Driver in Installer

I am creating a program which needs to communicate with an Arduino; however, I cannot guarantee that the users will have the drivers installed. Is there a way to package the drivers in my own installer?

maths22:
I am creating a program which needs to communicate with an Arduino; however, I cannot guarantee that the users will have the drivers installed. Is there a way to package the drivers in my own installer?

You haven't said what programming language you are using or what operating system.

On Linux (and Mac, I suspect) no drivers are needed to allow communication with an Arduino board (or they are already part of the OS). But perhaps you are using the inferior OS.

...R

I am using Windows because I need to interface with another program that is Windows only. The communication is working fine; I just need to figure out which files to include in my installer such that the driver is installed on the user's machine.

I just need to figure out which files to include in my installer such that the driver is installed on the user's machine.

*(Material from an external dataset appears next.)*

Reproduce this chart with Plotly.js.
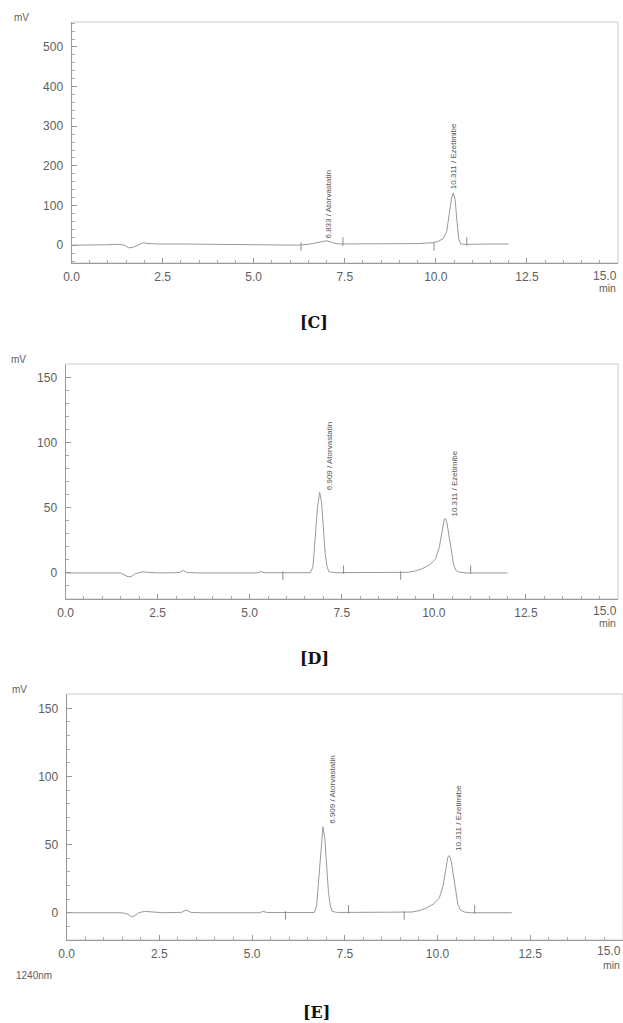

How did YOU install the driver(s)? They are NOT installed automatically. The process you used should give you some clues.

PaulS:
How did YOU install the driver(s)? They are NOT installed automatically. The process you used should give you some clues.

I think the OP is asking whether there is some way he can include the Arduino drivers in a package (along with a PC program he is writing) so that when he distributes it the end-user will be able to get it to work without having to know how to install Arduino drivers.

I'm using Linux and am completely out of touch with Windows so I can't help.

...R

I think the OP is asking whether there is some way he can include the Arduino drivers in a package (along with a PC program he is writing) so that when he distributes it the end-user will be able to get it to work without having to know how to install Arduino drivers.

Exactly. Thank you for finding a better way to express it. I want to have 1 installer, and I don't want to make people install the Arduino IDE when they don't need it (otherwise I could just wrap that installer in my own).

I think the OP is asking whether there is some way he can include the Arduino drivers in a package (along with a PC program he is writing) so that when he distributes it the end-user will be able to get it to work without having to know how to install Arduino drivers.

I agree. The process of installing the necessary drivers is well documented on the Getting Started page (for Windows). If OP can't follow that process and figure out what files are needed, then perhaps he/she is not ready to be writing installers.

Frankly, providing a link to the appropriate Getting Started page makes more sense to me than delivering necessary drivers for all Arduinos that need them. Let the end user of the application install, in a well documented fashion, the drivers he/she needs.

PaulS:
Let the end user of the application install, in a well documented fashion, the drivers he/she needs.

Perhaps this is a subject on which we should agree to disagree ...

I have to say I feel very strongly that an end-user should be able to acquire a software product or a combination of hardware and software and be able to use it without having the slightest knowledge of the underlying technology on his/her PC.

My ideal is
copy the directory to the PC
browse to the directory with file manager
double-click the "start me" file

A slightly less optimal approach is
double-click "install-me"
double-click "start-me"

Unfortunately I don't know enough about Windows to know if it is possible to include Arduino drivers in the OPs application.

I suspect it is possible based on the fact that the Java JSSC serial port library includes the binary files for Windows, MAC and Linux in its JAR file and no install process is required.

...R

I have to say I feel very strongly that an end-user should be able to acquire a software product or a combination of hardware and software and be able to use it without having the slightest knowledge of the underlying technology on his/her PC.

That is exactly my goal. After all, when you download the Arduino IDE, the drivers are installed with it; you don't need to separately download them.

I think I have solved my problem.

BTW: the windows ideal is download->run installer->start
Most windows programs are not designed to be just copied over unless they are a single file (even then they often have an installer)

maths22:
I think I have solved my problem.

I suspect others would like to know what you did

BTW: the windows ideal is download->run installer->start
Most windows programs are not designed to be just copied over unless they are a single file (even then they often have an installer)

Copy and run should be possible with a program that uses the JVM.

...R

My installer calls dpinst with the "/Q" (quiet) flag. dpinst can be found here:

It is true that a Java program can be copied over; that is just not the general convention, although there obviously are some exceptions.

maths22:
My installer calls dpinst with the "/Q" (quiet) flag. dpinst can be found here:

I don't personally have any interest in Windows but I think that others would find it useful if you could provide a full step-by-step explanation of what you did - perhaps with a worked example.